Reflecting on love and memory, Caldecott says that "in our own love for others is revealed that interior dimension through which we ourselves are renewed and resurrected." Not so sure about that last one, since human love, in the absence of divine intervention, is also the most painful kind of crucifixion.

An elderly Catholic neighbor of mine told me the story of losing his five year old son to leukemia back in the early 1960s. That's crucifixion, and it is precisely the dilemma that urgently introduces the need for renewal and resurrection. But how?

I wish I could remember the whole story -- it's probably been 10 years -- but he told of how, in the hospital, he had the experience of a kind of unimaginable peace descending from above. That doesn't mean he didn't grieve -- even Jesus cries at Lazarus's grave -- but it does mean that the ingression of divine Love and Recollection assured him that somehow everything was going to be alright in the end.

I'm also now remembering a patient who worked in a jewelry store and was involved in a robbery. While one monster was ransacking the place, the other monster had her on her knees with a gun stuck in the back of her head. She began praying, and again described the descent of a kind of total peace. Whereas before she had been thinking about her orphaned children and widowed husband, now it was as if she were being offered a preview of heaven.

Could it have simply been shock? I don't think so, because I've seen plenty of traumatized people whose minds shut down in the midst of the trauma, and it is more analogous to a photographic negative of the above; instead of widening, there is restriction; instead of vivid feeling, there is numbness; instead of peace, there is deadness.

In these latter cases the trauma isn't healed, but is merely kept in psychic escrow for later processing. The person has the traumatic experience, but it comes out later in piecemeal fashion, in the form of symptoms of PTSD.

But the woman referenced above didn't even need treatment. I saw her once, and that was it. I informed her of all the usual symptoms of PTSD, and instructed her to call me if she were troubled by any, but I never heard from her again. (I might add that I didn't have the sense that she was merely in denial; rather, it seemed to me that her preemptive healing was deep and robust, not brittle and superficial.)

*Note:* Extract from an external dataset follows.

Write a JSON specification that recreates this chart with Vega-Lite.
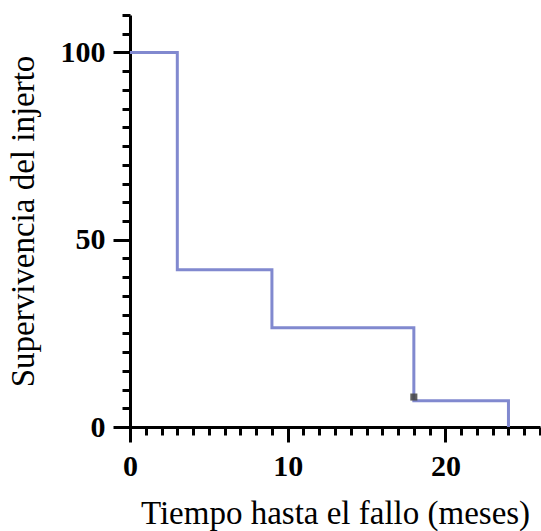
{
  "$schema": "https://vega.github.io/schema/vega-lite/v6.json",
  "autosize": "none",
  "width": 410,
  "height": 412,
  "padding": {"left": 130, "top": 15, "right": 1, "bottom": 104},
  "background": "white",
  "config": {
    "view": {"stroke": null},
    "font": "Liberation Serif",
    "axis": {"grid": false, "domainColor": "black", "tickColor": "black", "domainWidth": 3, "tickWidth": 3, "labelFont": "Liberation Serif", "titleFont": "Liberation Serif", "labelColor": "black", "titleColor": "black"}
  },
  "datasets": {
    "curve": [
      {"t": 0, "s": 100},
      {"t": 3, "s": 42},
      {"t": 9, "s": 26.5},
      {"t": 18, "s": 7},
      {"t": 24, "s": 0}
    ],
    "censor": [
      {"t": 18, "s": 8}
    ]
  },
  "layer": [
    {
      "data": {"name": "censor"},
      "mark": {"type": "point", "shape": "square", "filled": true, "color": "#444444", "opacity": 0, "size": 50},
      "encoding": {
        "x": {"field": "t", "type": "quantitative", "scale": {"domain": [0, 26], "nice": false, "zero": false},
          "axis": {"orient": "bottom", "values": [0,1,2,3,4,5,6,7,8,9,10,11,12,13,14,15,16,17,18,19,20,21,22,23,24,25,26], "tickSize": 8, "tickWidth": 3, "tickColor": "black", "labels": false, "domain": false, "title": null}},
        "y": {"field": "s", "type": "quantitative", "scale": {"domain": [0, 110], "nice": false},
          "axis": {"orient": "left", "values": [0,5,10,15,20,25,30,35,40,45,50,55,60,65,70,75,80,85,90,95,100,105,110], "tickSize": 8, "tickWidth": 3, "tickColor": "black", "labels": false, "domain": false, "title": null}}
      }
    },
    {
      "data": {"name": "curve"},
      "mark": {"type": "line", "interpolate": "step-after", "color": "#8189cf", "strokeWidth": 3},
      "encoding": {
        "x": {"field": "t", "type": "quantitative",
          "axis": {"orient": "bottom", "values": [0, 10, 20], "tickSize": 15, "tickWidth": 3, "labelFontSize": 30, "labelFontWeight": "bold", "labelPadding": 9, "title": "Tiempo hasta el fallo (meses)", "titleFontSize": 33, "titleFontWeight": "normal", "titlePadding": 16, "labelFlush": false}},
        "y": {"field": "s", "type": "quantitative",
          "axis": {"orient": "left", "values": [0, 50, 100], "tickSize": 17, "tickWidth": 3, "labelFontSize": 30, "labelFontWeight": "bold", "labelPadding": 8, "title": "Supervivencia del injerto", "titleFontSize": 33, "titleFontWeight": "normal", "titlePadding": 20, "labelFlush": false}}
      }
    },
    {
      "data": {"name": "censor"},
      "mark": {"type": "point", "shape": "square", "filled": true, "color": "#444444", "opacity": 0.85, "size": 50},
      "encoding": {
        "x": {"field": "t", "type": "quantitative", "axis": null},
        "y": {"field": "s", "type": "quantitative", "axis": null}
      }
    }
  ],
  "resolve": {"axis": {"x": "independent", "y": "independent"}}
}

Caldecott next goes into a discussion of Christopher Alexander, whose works we toyed with during the month of March. Alexander believes -- as does The B'ob -- that Life Itself is not, and cannot be, just a highly improbable concentration of local complexity in defiance of Big Entropy, but that it must be a more general property of the universe. It's frankly everywhere. It's just that it is brought out more intensely and vividly under certain local conditions.

I see that I said as much on p. 61: "Thus, while life arose through the universe, by no means are we justified in saying that it was a dead universe" -- if only because in a relativistic cosmos we must look at the time dimension in a different manner. If time is spatialized, then it becomes obvious that life is everywhen. You might say that the cosmos spent nine billion years just clearing its throat before uttering LIFE! some four billion years ago.

To quote the B'ob again, in order to comprehend our metacosmic egosystem, "we must read the fine print represented by Life itself, not just the large-print, condensed version produced by physics" for the consumption of cardiomyopic flatlanders.

I mean, I just don't see how one gets from non-life to Life in any other way: "Alexander argues that matter and space are not 'dead' but possess degrees of life..." (Caldecott). Only because the cosmos is already a field-like structure can we have the field-like structure of life -- which again forms a field in space and time.

Temporal glue. That's what life is. Regular glue only holds together things in proximity, but temporal glue holds together everytime from embryo to old man. And transtemporal glue affixes the latter timestream to O. Come to think of it, you could say the Trinity is a kind of dynamic glue, the glue being a very frisky love eternal.